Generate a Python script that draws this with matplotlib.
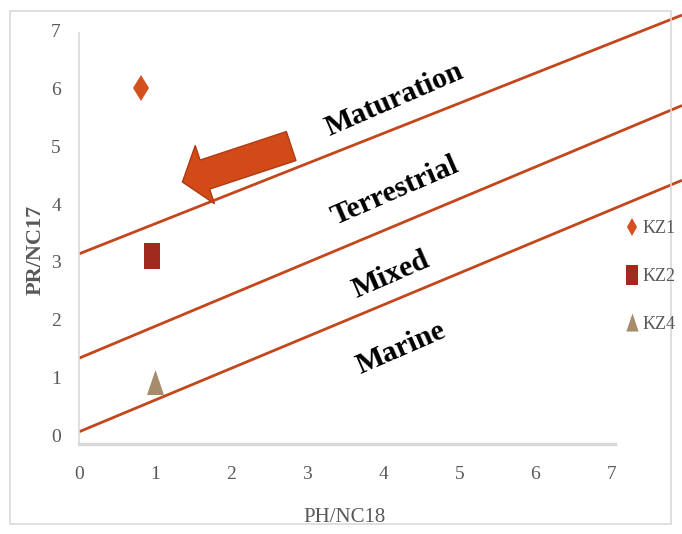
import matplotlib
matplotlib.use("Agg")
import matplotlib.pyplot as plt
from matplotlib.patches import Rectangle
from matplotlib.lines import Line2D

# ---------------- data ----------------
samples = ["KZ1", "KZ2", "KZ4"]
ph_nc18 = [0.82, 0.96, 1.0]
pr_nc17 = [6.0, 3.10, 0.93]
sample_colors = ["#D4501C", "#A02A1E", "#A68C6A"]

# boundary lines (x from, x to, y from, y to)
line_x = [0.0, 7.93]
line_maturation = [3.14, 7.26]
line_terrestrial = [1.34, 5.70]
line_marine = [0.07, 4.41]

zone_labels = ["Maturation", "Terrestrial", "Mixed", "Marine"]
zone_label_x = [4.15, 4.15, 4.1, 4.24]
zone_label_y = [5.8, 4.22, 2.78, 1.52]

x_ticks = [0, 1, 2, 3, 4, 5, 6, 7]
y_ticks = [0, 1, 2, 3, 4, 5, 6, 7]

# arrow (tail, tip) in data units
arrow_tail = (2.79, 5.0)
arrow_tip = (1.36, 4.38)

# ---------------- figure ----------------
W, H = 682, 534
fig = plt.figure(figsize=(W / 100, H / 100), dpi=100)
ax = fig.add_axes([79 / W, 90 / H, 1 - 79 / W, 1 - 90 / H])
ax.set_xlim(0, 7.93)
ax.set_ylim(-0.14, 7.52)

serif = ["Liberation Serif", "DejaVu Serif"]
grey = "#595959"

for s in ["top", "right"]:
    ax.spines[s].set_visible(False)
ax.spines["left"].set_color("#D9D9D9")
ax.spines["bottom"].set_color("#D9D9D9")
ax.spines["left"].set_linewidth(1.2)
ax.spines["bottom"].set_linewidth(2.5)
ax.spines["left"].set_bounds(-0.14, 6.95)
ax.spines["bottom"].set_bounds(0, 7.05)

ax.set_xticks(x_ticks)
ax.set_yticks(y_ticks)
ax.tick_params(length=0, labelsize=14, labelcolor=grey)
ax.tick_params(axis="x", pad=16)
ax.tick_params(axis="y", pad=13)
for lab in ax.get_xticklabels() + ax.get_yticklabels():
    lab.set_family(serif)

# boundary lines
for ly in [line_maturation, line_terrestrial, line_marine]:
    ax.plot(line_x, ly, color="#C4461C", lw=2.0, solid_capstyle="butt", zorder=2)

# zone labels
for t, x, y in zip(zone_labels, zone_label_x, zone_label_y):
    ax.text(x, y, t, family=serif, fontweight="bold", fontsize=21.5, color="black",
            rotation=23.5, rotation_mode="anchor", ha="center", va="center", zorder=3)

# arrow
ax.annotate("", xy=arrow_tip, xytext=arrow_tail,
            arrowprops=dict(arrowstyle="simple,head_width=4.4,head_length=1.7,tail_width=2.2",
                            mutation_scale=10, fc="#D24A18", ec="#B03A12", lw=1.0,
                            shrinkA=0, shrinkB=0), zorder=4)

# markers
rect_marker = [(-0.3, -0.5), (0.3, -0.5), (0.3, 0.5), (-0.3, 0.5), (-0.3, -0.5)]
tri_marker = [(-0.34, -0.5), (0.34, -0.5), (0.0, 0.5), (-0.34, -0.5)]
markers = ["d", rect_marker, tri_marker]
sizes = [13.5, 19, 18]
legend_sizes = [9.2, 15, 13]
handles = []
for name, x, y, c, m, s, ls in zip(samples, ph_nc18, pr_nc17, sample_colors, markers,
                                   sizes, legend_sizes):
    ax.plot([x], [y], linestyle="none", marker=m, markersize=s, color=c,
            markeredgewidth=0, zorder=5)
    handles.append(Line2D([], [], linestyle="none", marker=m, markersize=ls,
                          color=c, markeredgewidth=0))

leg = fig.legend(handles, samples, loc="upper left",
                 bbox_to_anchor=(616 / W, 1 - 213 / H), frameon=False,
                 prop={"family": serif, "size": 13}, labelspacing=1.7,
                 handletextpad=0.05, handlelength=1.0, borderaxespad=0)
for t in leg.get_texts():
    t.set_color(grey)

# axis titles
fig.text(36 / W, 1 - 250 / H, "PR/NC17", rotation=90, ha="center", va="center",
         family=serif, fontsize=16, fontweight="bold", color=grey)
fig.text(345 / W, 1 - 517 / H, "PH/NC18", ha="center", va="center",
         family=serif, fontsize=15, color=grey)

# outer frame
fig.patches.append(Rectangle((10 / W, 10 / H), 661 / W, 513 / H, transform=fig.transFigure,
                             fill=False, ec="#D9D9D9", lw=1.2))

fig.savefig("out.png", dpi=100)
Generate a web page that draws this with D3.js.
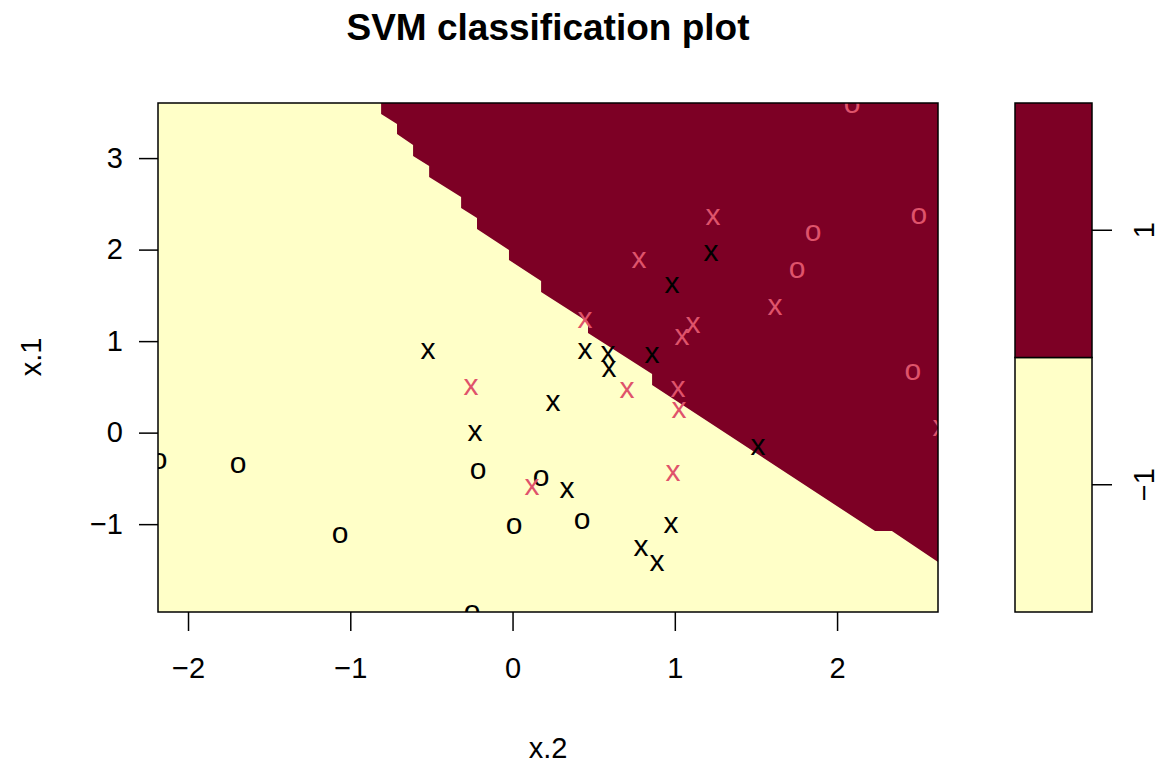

** TASK TO CARRY OUT **
Return to the listing above and set it down exactly, leaving out its pictures.

** THE ANSWER **
Generate a Python script that draws this with matplotlib.
import matplotlib
matplotlib.use("Agg")
import matplotlib.pyplot as plt
from matplotlib.patches import Rectangle
from matplotlib.lines import Line2D

# ---------------- data ----------------
samples = ["KZ1", "KZ2", "KZ4"]
ph_nc18 = [0.82, 0.96, 1.0]
pr_nc17 = [6.0, 3.10, 0.93]
sample_colors = ["#D4501C", "#A02A1E", "#A68C6A"]

# boundary lines (x from, x to, y from, y to)
line_x = [0.0, 7.93]
line_maturation = [3.14, 7.26]
line_terrestrial = [1.34, 5.70]
line_marine = [0.07, 4.41]

zone_labels = ["Maturation", "Terrestrial", "Mixed", "Marine"]
zone_label_x = [4.15, 4.15, 4.1, 4.24]
zone_label_y = [5.8, 4.22, 2.78, 1.52]

x_ticks = [0, 1, 2, 3, 4, 5, 6, 7]
y_ticks = [0, 1, 2, 3, 4, 5, 6, 7]

# arrow (tail, tip) in data units
arrow_tail = (2.79, 5.0)
arrow_tip = (1.36, 4.38)

# ---------------- figure ----------------
W, H = 682, 534
fig = plt.figure(figsize=(W / 100, H / 100), dpi=100)
ax = fig.add_axes([79 / W, 90 / H, 1 - 79 / W, 1 - 90 / H])
ax.set_xlim(0, 7.93)
ax.set_ylim(-0.14, 7.52)

serif = ["Liberation Serif", "DejaVu Serif"]
grey = "#595959"

for s in ["top", "right"]:
    ax.spines[s].set_visible(False)
ax.spines["left"].set_color("#D9D9D9")
ax.spines["bottom"].set_color("#D9D9D9")
ax.spines["left"].set_linewidth(1.2)
ax.spines["bottom"].set_linewidth(2.5)
ax.spines["left"].set_bounds(-0.14, 6.95)
ax.spines["bottom"].set_bounds(0, 7.05)

ax.set_xticks(x_ticks)
ax.set_yticks(y_ticks)
ax.tick_params(length=0, labelsize=14, labelcolor=grey)
ax.tick_params(axis="x", pad=16)
ax.tick_params(axis="y", pad=13)
for lab in ax.get_xticklabels() + ax.get_yticklabels():
    lab.set_family(serif)

# boundary lines
for ly in [line_maturation, line_terrestrial, line_marine]:
    ax.plot(line_x, ly, color="#C4461C", lw=2.0, solid_capstyle="butt", zorder=2)

# zone labels
for t, x, y in zip(zone_labels, zone_label_x, zone_label_y):
    ax.text(x, y, t, family=serif, fontweight="bold", fontsize=21.5, color="black",
            rotation=23.5, rotation_mode="anchor", ha="center", va="center", zorder=3)

# arrow
ax.annotate("", xy=arrow_tip, xytext=arrow_tail,
            arrowprops=dict(arrowstyle="simple,head_width=4.4,head_length=1.7,tail_width=2.2",
                            mutation_scale=10, fc="#D24A18", ec="#B03A12", lw=1.0,
                            shrinkA=0, shrinkB=0), zorder=4)

# markers
rect_marker = [(-0.3, -0.5), (0.3, -0.5), (0.3, 0.5), (-0.3, 0.5), (-0.3, -0.5)]
tri_marker = [(-0.34, -0.5), (0.34, -0.5), (0.0, 0.5), (-0.34, -0.5)]
markers = ["d", rect_marker, tri_marker]
sizes = [13.5, 19, 18]
legend_sizes = [9.2, 15, 13]
handles = []
for name, x, y, c, m, s, ls in zip(samples, ph_nc18, pr_nc17, sample_colors, markers,
                                   sizes, legend_sizes):
    ax.plot([x], [y], linestyle="none", marker=m, markersize=s, color=c,
            markeredgewidth=0, zorder=5)
    handles.append(Line2D([], [], linestyle="none", marker=m, markersize=ls,
                          color=c, markeredgewidth=0))

leg = fig.legend(handles, samples, loc="upper left",
                 bbox_to_anchor=(616 / W, 1 - 213 / H), frameon=False,
                 prop={"family": serif, "size": 13}, labelspacing=1.7,
                 handletextpad=0.05, handlelength=1.0, borderaxespad=0)
for t in leg.get_texts():
    t.set_color(grey)

# axis titles
fig.text(36 / W, 1 - 250 / H, "PR/NC17", rotation=90, ha="center", va="center",
         family=serif, fontsize=16, fontweight="bold", color=grey)
fig.text(345 / W, 1 - 517 / H, "PH/NC18", ha="center", va="center",
         family=serif, fontsize=15, color=grey)

# outer frame
fig.patches.append(Rectangle((10 / W, 10 / H), 661 / W, 513 / H, transform=fig.transFigure,
                             fill=False, ec="#D9D9D9", lw=1.2))

fig.savefig("out.png", dpi=100)
Generate a web page that draws this with D3.js.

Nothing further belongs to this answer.